Zira HDP milletvekili Sırrı Süreyya Önder, İmralı’dan döndükten sonra şu açıklamayı yapmıştı: “Öcalan sürecin şeffaf ve halkın denetimine açık yürümesini istiyor. Güncel olan tartışmaların yaşanmaması için bunun bir İzleme Kurulu üzerinden denetlenmesi gerektiğini, böylece bu sorunların en aza ineceğini ve giderek sıfırlanacağını düşünüyor.” (ANF, 2 Haziran 2014)
Yani tıpkı Öcalan’ın Akil Adamlar heyeti önerisi gibi, İzleme Kurulu önerisi de AKP tarafından yerine getirilmektedir!
Kuşkusuz bu anlaşma dün de belirttiğimiz Cumhurbaşkanlığı süreciyle doğrudan ilgilidir. AKP ve PKK, Haziran Halk Hareketi’nin rafa kaldırttığı ve takvimini ötelediği Açılım’ı birbirlerine karşı koz olarak yeniden kullanmaktadırlar. Erdoğan’ın cumhurbaşkanı olmak istemesi ile PKK’nin kullanıma açık yüzde 7 oyu buluşturulmaya çalışılmaktadır.
Kuşkusuz AKP’nin düşüşünü milliyetçi söylemlerle frenleyebildiği bir siyasi atmosferde bu ilişki, sözde PKK karşıtlığı ile perdelenmeye çalışılacaktır.
ABD, AKP’Yİ NASIL KULLANIYOR?
Cumhurbaşkanlığı seçimi, AKP ile PKK’nin Açılım’da 2. aşamaya geçmesinin iç nedenidir.
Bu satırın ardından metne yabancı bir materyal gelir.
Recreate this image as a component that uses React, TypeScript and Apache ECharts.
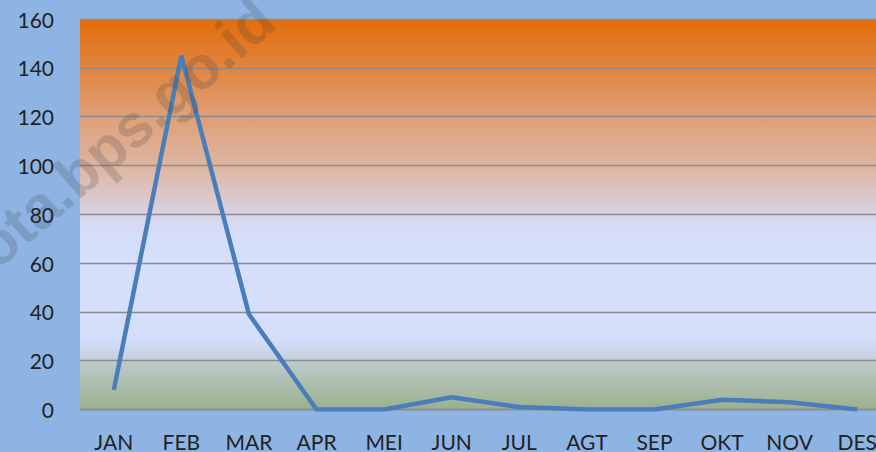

Ancak bir de dış neden vardır.
ABD Başkanı Barrack Obama’nın 28 Mayıs tarihli West Point Harp Akademisi konuşması toplamda Washington’un gerileyişini resmetmesi bakımından çok önemliydi.
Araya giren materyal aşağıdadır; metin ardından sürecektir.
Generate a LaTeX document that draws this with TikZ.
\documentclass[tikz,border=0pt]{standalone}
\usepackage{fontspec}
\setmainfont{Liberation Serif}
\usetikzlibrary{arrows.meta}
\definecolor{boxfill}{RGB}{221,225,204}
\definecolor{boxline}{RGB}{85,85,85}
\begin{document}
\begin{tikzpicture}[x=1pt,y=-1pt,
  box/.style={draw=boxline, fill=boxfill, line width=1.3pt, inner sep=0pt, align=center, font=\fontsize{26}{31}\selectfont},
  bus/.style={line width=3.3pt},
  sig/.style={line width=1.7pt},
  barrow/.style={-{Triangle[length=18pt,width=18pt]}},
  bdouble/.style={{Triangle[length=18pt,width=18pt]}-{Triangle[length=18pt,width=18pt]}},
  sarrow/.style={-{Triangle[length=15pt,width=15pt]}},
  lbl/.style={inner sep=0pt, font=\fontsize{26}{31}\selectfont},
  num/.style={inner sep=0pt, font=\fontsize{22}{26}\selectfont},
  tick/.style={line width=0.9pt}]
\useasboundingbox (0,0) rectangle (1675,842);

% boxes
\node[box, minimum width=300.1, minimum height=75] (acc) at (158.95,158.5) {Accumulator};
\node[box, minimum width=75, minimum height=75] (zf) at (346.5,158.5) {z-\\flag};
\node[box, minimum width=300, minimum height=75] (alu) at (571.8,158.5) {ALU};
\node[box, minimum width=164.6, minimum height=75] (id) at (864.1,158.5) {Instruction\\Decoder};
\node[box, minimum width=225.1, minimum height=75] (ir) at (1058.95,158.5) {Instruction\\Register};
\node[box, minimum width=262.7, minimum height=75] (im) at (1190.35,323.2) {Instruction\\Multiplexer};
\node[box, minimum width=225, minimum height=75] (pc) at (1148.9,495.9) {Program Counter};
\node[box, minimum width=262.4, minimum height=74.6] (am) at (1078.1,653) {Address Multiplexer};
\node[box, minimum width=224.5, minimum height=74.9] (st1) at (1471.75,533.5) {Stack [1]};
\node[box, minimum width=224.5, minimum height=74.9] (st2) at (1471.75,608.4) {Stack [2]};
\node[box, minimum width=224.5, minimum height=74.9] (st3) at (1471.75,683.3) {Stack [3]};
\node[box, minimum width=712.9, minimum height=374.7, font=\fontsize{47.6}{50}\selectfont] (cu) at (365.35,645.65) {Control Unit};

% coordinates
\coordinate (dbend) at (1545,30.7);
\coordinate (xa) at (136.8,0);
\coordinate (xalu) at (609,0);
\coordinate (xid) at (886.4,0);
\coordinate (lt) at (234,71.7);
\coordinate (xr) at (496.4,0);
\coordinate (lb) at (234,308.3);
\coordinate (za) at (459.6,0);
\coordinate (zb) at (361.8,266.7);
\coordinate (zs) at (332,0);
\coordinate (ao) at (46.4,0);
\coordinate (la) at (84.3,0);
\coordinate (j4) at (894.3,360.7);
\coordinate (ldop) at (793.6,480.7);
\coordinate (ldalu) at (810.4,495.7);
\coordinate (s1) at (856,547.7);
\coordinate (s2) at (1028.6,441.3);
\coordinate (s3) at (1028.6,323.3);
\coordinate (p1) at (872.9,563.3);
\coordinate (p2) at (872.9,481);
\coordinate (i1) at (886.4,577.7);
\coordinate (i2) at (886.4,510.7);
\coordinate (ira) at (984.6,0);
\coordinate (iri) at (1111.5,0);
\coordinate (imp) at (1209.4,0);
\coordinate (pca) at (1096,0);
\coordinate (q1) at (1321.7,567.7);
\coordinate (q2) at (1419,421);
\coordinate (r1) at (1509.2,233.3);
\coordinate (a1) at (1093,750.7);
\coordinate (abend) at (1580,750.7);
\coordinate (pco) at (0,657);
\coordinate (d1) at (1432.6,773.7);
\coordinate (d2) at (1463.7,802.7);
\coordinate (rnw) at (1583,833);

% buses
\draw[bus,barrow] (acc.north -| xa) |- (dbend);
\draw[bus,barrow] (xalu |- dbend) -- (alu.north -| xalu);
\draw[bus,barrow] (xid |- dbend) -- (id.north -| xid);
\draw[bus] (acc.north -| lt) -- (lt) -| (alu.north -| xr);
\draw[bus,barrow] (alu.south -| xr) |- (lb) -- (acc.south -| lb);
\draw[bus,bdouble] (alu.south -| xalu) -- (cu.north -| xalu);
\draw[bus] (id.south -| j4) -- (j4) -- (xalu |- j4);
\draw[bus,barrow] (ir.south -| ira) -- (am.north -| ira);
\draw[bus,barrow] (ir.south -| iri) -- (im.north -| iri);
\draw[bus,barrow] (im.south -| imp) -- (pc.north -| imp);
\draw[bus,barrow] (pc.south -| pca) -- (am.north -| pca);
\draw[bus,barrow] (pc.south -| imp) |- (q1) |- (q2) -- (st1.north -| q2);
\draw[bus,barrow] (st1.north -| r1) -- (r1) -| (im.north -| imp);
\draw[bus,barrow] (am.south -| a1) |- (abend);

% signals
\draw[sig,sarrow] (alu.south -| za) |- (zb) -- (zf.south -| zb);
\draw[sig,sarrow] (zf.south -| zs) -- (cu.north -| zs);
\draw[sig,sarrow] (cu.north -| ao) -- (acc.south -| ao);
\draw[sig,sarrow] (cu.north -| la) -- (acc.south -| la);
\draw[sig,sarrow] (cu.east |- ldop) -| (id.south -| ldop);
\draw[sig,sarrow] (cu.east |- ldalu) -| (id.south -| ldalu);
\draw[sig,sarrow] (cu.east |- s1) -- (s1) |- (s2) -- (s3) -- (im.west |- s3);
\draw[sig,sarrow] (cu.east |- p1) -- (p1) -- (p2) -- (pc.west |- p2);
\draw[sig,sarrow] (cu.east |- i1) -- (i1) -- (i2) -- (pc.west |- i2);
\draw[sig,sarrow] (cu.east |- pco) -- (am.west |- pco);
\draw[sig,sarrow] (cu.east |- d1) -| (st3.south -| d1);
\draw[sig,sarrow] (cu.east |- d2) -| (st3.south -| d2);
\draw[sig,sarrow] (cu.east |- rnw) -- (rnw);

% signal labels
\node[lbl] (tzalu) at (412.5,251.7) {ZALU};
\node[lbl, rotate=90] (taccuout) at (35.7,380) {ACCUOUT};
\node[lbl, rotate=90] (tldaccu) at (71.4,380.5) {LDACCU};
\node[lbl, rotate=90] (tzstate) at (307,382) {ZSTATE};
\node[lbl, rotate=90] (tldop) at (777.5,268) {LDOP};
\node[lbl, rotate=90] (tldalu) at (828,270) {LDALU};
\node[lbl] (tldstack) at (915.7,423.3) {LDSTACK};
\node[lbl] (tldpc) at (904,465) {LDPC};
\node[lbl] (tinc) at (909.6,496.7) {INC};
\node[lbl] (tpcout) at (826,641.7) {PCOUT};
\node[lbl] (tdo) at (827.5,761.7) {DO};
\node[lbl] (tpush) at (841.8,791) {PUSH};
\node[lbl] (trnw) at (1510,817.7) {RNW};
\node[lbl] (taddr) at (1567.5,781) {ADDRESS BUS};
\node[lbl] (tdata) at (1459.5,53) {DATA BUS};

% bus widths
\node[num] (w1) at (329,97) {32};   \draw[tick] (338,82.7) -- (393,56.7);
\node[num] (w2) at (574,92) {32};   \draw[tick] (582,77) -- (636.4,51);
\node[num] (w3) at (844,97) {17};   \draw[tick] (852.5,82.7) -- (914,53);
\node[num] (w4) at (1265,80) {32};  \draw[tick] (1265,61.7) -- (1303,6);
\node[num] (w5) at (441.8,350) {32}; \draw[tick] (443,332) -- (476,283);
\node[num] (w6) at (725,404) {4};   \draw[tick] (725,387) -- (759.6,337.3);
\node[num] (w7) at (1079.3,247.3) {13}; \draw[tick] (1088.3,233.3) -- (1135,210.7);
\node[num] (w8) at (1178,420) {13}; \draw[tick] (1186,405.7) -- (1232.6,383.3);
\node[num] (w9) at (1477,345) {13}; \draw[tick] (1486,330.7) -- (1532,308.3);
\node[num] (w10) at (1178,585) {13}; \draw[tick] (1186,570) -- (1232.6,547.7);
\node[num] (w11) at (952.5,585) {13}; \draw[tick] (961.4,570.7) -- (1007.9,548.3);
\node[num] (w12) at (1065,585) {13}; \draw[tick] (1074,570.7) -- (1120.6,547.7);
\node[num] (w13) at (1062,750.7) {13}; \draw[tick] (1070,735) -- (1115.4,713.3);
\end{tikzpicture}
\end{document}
Gerçi ABD’deki “realistler” ile “müdahalecilerin” çarpışması sonuçlanmış değil ama şu aşamada Beyaz Saray’ın dış politikası, savaşmamayı esas alıyor. Nitekim Obama da konuşmasında bunu teyit etti.
Ancak bu Suriye konusunda elini tamamen çekeceği anlamına gelmiyor. Obama, West Point Harp Akademisi’nde, Şam’a karşı aralarında Türkiye’nin de olduğu dört ülkeye yardım yapacaklarını açıkladı.
Peki, nedir bu yardımlar? Daha doğrusu neyin karşılığında yapılan yardımlardı? O ayrıntıları da Şafak Terzi arkadaşımızın ABD’li Senatör Richard Black ile yaptığı ve bugün Aydınlık’ta yayımlanan başarılı söyleşisinden öğreniyoruz:
1) ABD Libya’dan Türkiye’ye silah gönderiyor, Türkiye de bu silahları Suriye’ye geçiriyor.
2) ABD Türkiye’de her ay 250 cihatçı eğitiyor.
AÇILIM’DA PYD FAKTÖRÜ
Şimdi anlaşılıyor ki, ABD bu uygulamaları büyütecek.
Tam bu zamanda, yani ABD’nin “silahlar yanlış ellere gidiyor” diyerek El Kaide (Nusra ve IŞİD) dışı yapıların desteklenmesi gerektiğini belirttiği bir süreçte, Ankara’nın Nusra’yı terör örgütleri listesine alması da özel anlam kazanıyor.
Bu durum kuşkusuz bir süredir Suriye’nin kuzeyinde otorite olmaya çalışan PYD’nin El Kaide ile çatışmasında Ankara’nın takınacağı yeni tavra da yansıyacaktırç İşte Açılım’da 2. aşamaya geçilmesinin dış nedeni budur!
Zaten Açılım’ın ABD’li mimarlarından Hugh Pope’un “açılım yasal güvence altına alınmalı” çağrısının takvimi de bunu göstermektedir. (ANF, 3 Haziran 2014)
Peki, ABD buradan bir başarı elde edebilecek midir? Elbette hayır!